Apparel: Lab coats, closed toed shoes and long sleeved clothing should be worn when handling organic solvents. Additional protective clothing should be worn if the possibility of skin contact is likely.
Shielding: Safety shielding is required any time there is a risk of explosion, splash hazard or a highly exothermic reaction. Portable shields, which provide protection to all laboratory occupants, are acceptable.
Shower: A safety or drench shower should be immediately accessible at all times when distilling organic solvents
Labels: Containers: All distillation flasks must be clearly labeled with the correct chemical name. Handwritten labels are acceptable; chemical formulas and structural formulas are not acceptable.
Storage: The storage of flammable and combustible liquids after distillation in a laboratory, shop or building area must be kept to the minimum needed for research and/or operations. If more than 5 gallons of flammables are present outside of safety cans per 100 square feet of area, a flammable-liquids storage cabinet is required.
Where feasible (if the quality of the solvent will not be adversely affected) transfer flammable liquids from glass bottles into metal safety cans.
Protection: Evacuated glassware can implode and eject flying glass, and splattering chemicals.
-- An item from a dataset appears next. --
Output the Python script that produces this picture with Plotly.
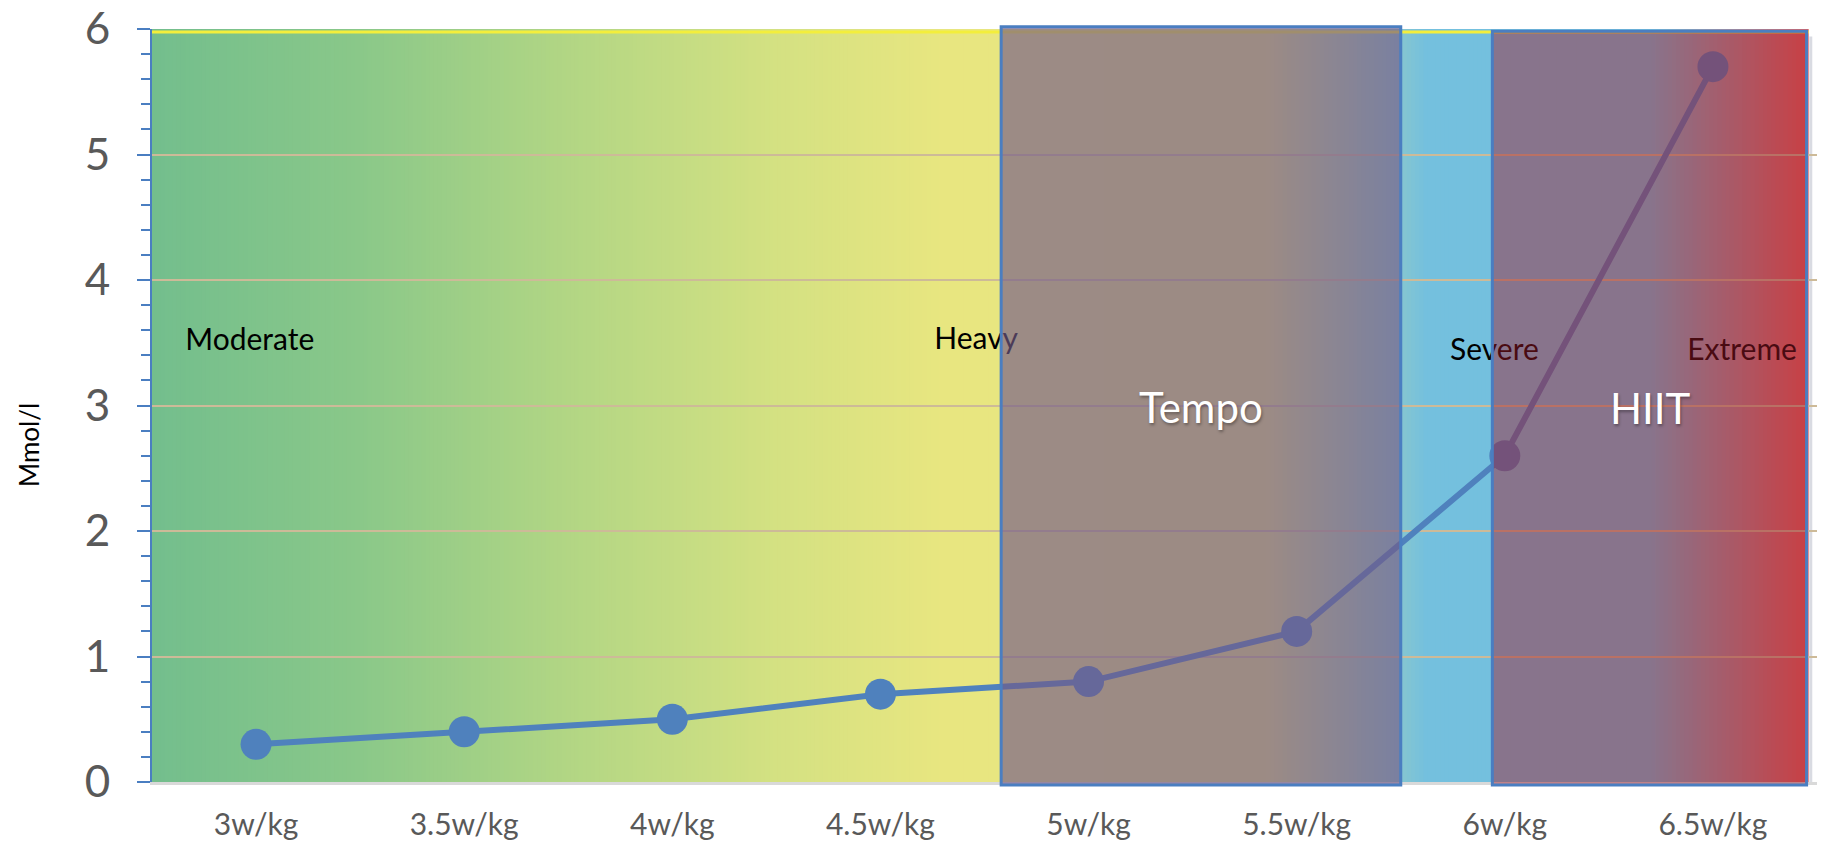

Vacuum work involving flammable liquids must be conducted in a fume hood, glove box or isolated in an acceptable manner.
Mechanical vacuum pumps must be protected using cold traps and, where appropriate, filtered to prevent particulate release. The exhaust for the pumps must be vented into an exhaust hood. Vacuum pumps should be rated for use with flammable liquids.
Disposal: All waste shall be placed in closed containers, properly labeled and moved to the Hazardous Waste Accumulation Structure (south west corner of SGM). Notify Roger Clark of Waste to be picked up from the Hazardous Waste Accumulation area.